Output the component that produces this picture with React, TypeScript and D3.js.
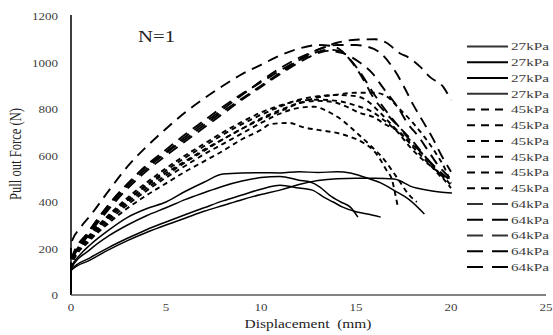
import React from "react";
import * as d3 from "d3";

const W = 553;
const H = 335;

const xTicks = [0, 5, 10, 15, 20, 25];
const yTicks = [0, 200, 400, 600, 800, 1000, 1200];

type Pt = [number, number];

// 27 kPa (solid)
const s27a: Pt[] = [[0,0],[0,115],[0.5,175],[1,215],[2,280],[3,335],[4,372],[5,400],[6,445],[7,485],[8,520],[9,525],[10,526],[11,525],[12,530],[13,527],[14,530],[14.7,525],[15.5,505],[16.3,482],[17,450],[17.8,410],[18.6,348]];
const s27b: Pt[] = [[0,0],[0,112],[1,195],[2,255],[3,302],[4,342],[5,375],[6,410],[7,440],[8,468],[9,490],[10,505],[11,510],[12,494],[12.6,486],[13.1,464],[13.6,430],[14.2,400],[14.7,378],[15.1,335]];
const s27c: Pt[] = [[0,0],[0,108],[1,160],[2,205],[3,245],[4,282],[5,314],[6,345],[7,375],[8,405],[9,430],[10,455],[11,472],[12,460],[12.7,451],[13.3,421],[13.8,400],[14.3,378],[15.05,357],[15.6,348],[16.3,335]];
const s27d: Pt[] = [[0,0],[0,105],[1,150],[2,195],[3,235],[4,270],[5,301],[6,330],[7,360],[8,385],[9,410],[10,432],[11,451],[12,475],[13,492],[14,500],[15,502],[16,502],[17,499],[18,464],[18.7,452],[19.4,443],[20.05,439]];

// 45 kPa (short dash)
const s45a: Pt[] = [[0,0],[0,140],[1,255],[2,340],[3,410],[4,470],[5,525],[6,575],[7,625],[8,670],[9,715],[10,755],[11,790],[12,825],[13,850],[14,862],[15,870],[16,870],[16.6,855],[17.3,800],[18,740],[18.6,680],[19.2,610],[19.7,540],[20,480]];
const s45b: Pt[] = [[0,0],[0,135],[1,250],[2,335],[3,410],[4,475],[5,535],[6,590],[7,640],[8,690],[9,735],[10,775],[11,810],[12,840],[13,855],[14,860],[15,855],[15.5,840],[16.2,790],[16.9,730],[17.5,680],[18.2,630],[18.8,580],[19.4,520],[20,460]];
const s45c: Pt[] = [[0,0],[0,130],[1,245],[2,330],[3,400],[4,460],[5,515],[6,570],[7,620],[8,670],[9,715],[10,760],[11,795],[12,825],[13,835],[13.8,830],[14.5,810],[15.2,783],[15.9,766],[16.6,731],[17.3,701],[18,636],[18.5,593],[19,550],[19.5,505]];
const s45d: Pt[] = [[0,0],[0,130],[1,240],[2,320],[3,390],[4,450],[5,505],[6,555],[7,605],[8,650],[9,695],[10,740],[11,780],[12,805],[12.8,810],[13.5,790],[14.3,750],[15,700],[15.8,640],[16.5,580],[17.2,500],[17.8,430],[18.2,400]];
const s45e: Pt[] = [[0,0],[0,125],[1,235],[2,310],[3,375],[4,430],[5,480],[6,530],[7,575],[8,620],[9,670],[10,710],[10.5,735],[11.5,740],[12.2,722],[13,710],[14,697],[14.7,680],[15.4,654],[15.9,623],[16.3,580],[16.6,537],[16.9,494],[17.05,440],[17.2,380]];
const s45f: Pt[] = [[0,0],[0,140],[1,260],[2,345],[3,420],[4,485],[5,545],[6,600],[7,650],[8,700],[9,745],[10,785],[11,815],[12,835],[13,840],[14,835],[15,815],[15.8,790],[16.5,750],[17.2,700],[17.8,640],[18.4,590],[19,550],[19.6,510],[20,470]];

// 64 kPa (long dash)
const s64a: Pt[] = [[0,0],[0,220],[0.5,290],[1,340],[2,450],[3,555],[4,640],[5,715],[6,785],[7,845],[8,900],[9,950],[10,990],[11,1030],[12,1060],[13,1075],[13.8,1070],[14.5,1030],[15.2,960],[15.9,870],[16.6,790],[17.3,720],[18,650],[18.7,590],[19.3,540],[20,490]];
const s64b: Pt[] = [[0,0],[0,140],[0.5,220],[1,280],[2,390],[3,480],[4,555],[5,615],[6,680],[7,740],[8,800],[9,860],[10,920],[11,975],[12,1020],[13,1055],[14,1085],[15,1098],[16,1100],[16.6,1085],[17.3,1040],[17.8,1020],[18.4,980],[18.9,937],[19.6,894],[20,838]];
const s64c: Pt[] = [[0,0],[0,135],[1,270],[2,380],[3,470],[4,545],[5,610],[6,670],[7,730],[8,790],[9,845],[10,900],[11,955],[12,1010],[13,1055],[14,1075],[15,1075],[15.5,1070],[16.3,1040],[17,970],[17.5,900],[18,820],[18.5,750],[19,680],[19.5,600],[20,530]];
const s64d: Pt[] = [[0,0],[0,130],[1,265],[2,370],[3,460],[4,535],[5,600],[6,660],[7,720],[8,780],[9,840],[10,895],[11,950],[12,1000],[13,1040],[13.5,1050],[14.3,1040],[15.2,1000],[15.9,950],[16.4,894],[16.8,851],[17.2,808],[17.7,740],[18.3,680],[18.8,620],[19.3,560],[20,500]];
const s64e: Pt[] = [[0,0],[0,150],[1,280],[2,390],[3,480],[4,560],[5,625],[6,690],[7,750],[8,810],[9,865],[10,915],[11,965],[12,1010],[12.8,1040],[13.5,1055],[14.2,1050],[14.7,1010],[15.4,925],[15.9,851],[16.6,780],[17.3,720],[18,660],[18.6,600],[19.2,540],[19.8,490]];

const seriesLabels = ["27kPa","27kPa","27kPa","27kPa","45kPa","45kPa","45kPa","45kPa","45kPa","45kPa","64kPa","64kPa","64kPa","64kPa","64kPa"];
const seriesData = [s27a, s27b, s27c, s27d, s45a, s45b, s45c, s45d, s45e, s45f, s64a, s64b, s64c, s64d, s64e];

const styleFor = (label: string) => {
  if (label === "27kPa") return { dash: "none", legendDash: "none", width: 1.5 };
  if (label === "45kPa") return { dash: "5,4", legendDash: "8,6", width: 1.9 };
  return { dash: "11,7", legendDash: "16,9", width: 1.9 };
};

const FONT = "Liberation Serif";

export default function App() {
  const x = d3.scaleLinear().domain([0, 25]).range([71, 546]);
  const y = d3.scaleLinear().domain([0, 1200]).range([295, 16]);
  const line = d3
    .line<Pt>()
    .x((d) => x(d[0]))
    .y((d) => y(d[1]))
    .curve(d3.curveMonotoneX);

  const legendY0 = 46.5;
  const legendStep = 15.75;
  const tStyle = { fontFamily: FONT };

  return (
    <svg
      width={W}
      height={H}
      style={{ position: "absolute", left: 0, top: 0, background: "#fff", fontFamily: FONT }}
    >
      <rect x={0} y={0} width={W} height={H} fill="#fff" />
      {seriesData.map((d, i) => {
        const st = styleFor(seriesLabels[i]);
        return (
          <path
            key={i}
            d={line(d) || ""}
            fill="none"
            stroke="#000"
            strokeWidth={st.width}
            strokeDasharray={st.dash}
          />
        );
      })}
      <line x1={x(0)} x2={x(0)} y1={y(1200) - 1} y2={y(0)} stroke="#000" strokeWidth={1.5} />
      <line x1={x(0)} x2={x(25)} y1={y(0)} y2={y(0)} stroke="#595959" strokeWidth={1.5} />
      {yTicks.map((t) => (
        <text
          key={t}
          x={58}
          y={y(t) + 4}
          fontSize={11}
          textAnchor="end"
          fill="#404040"
          style={tStyle}
          textLength={String(t).length * 6.5}
          lengthAdjust="spacingAndGlyphs"
        >
          {t}
        </text>
      ))}
      {xTicks.map((t) => (
        <text
          key={t}
          x={x(t)}
          y={311}
          fontSize={11}
          textAnchor="middle"
          fill="#404040"
          style={tStyle}
          textLength={String(t).length * 6.5}
          lengthAdjust="spacingAndGlyphs"
        >
          {t}
        </text>
      ))}
      <text
        x={308}
        y={328}
        fontSize={13.5}
        textAnchor="middle"
        fill="#222"
        style={{ ...tStyle, whiteSpace: "pre" }}
        textLength={127}
        lengthAdjust="spacingAndGlyphs"
      >
        {"Displacement  (mm)"}
      </text>
      <text
        transform={`translate(21,154) scale(1.25,1) rotate(-90)`}
        fontSize={12.6}
        textAnchor="middle"
        fill="#222"
        style={tStyle}
      >
        Pull out Force (N)
      </text>
      <text
        x={138}
        y={42}
        fontSize={16}
        fill="#222"
        style={tStyle}
        textLength={37}
        lengthAdjust="spacingAndGlyphs"
      >
        N=1
      </text>
      {seriesLabels.map((lab, i) => {
        const st = styleFor(lab);
        const yy = legendY0 + i * legendStep;
        return (
          <g key={i}>
            <line
              x1={467}
              x2={508}
              y1={yy}
              y2={yy}
              stroke={i === 0 || i === 3 || i === 10 || i === 12 ? "#333" : "#000"}
              strokeWidth={1.8}
              strokeDasharray={st.legendDash}
            />
            <text
              x={511}
              y={yy + 3.8}
              fontSize={11}
              fill="#404040"
              style={tStyle}
              textLength={38}
              lengthAdjust="spacingAndGlyphs"
            >
              {lab}
            </text>
          </g>
        );
      })}
    </svg>
  );
}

::::::::::

WHAT THE TASK REQUIRES:
Only lines with the word "React" should be collected from the material.

COMPLETED TASK:
Output the component that produces this picture with React, TypeScript and D3.js.
import React from "react";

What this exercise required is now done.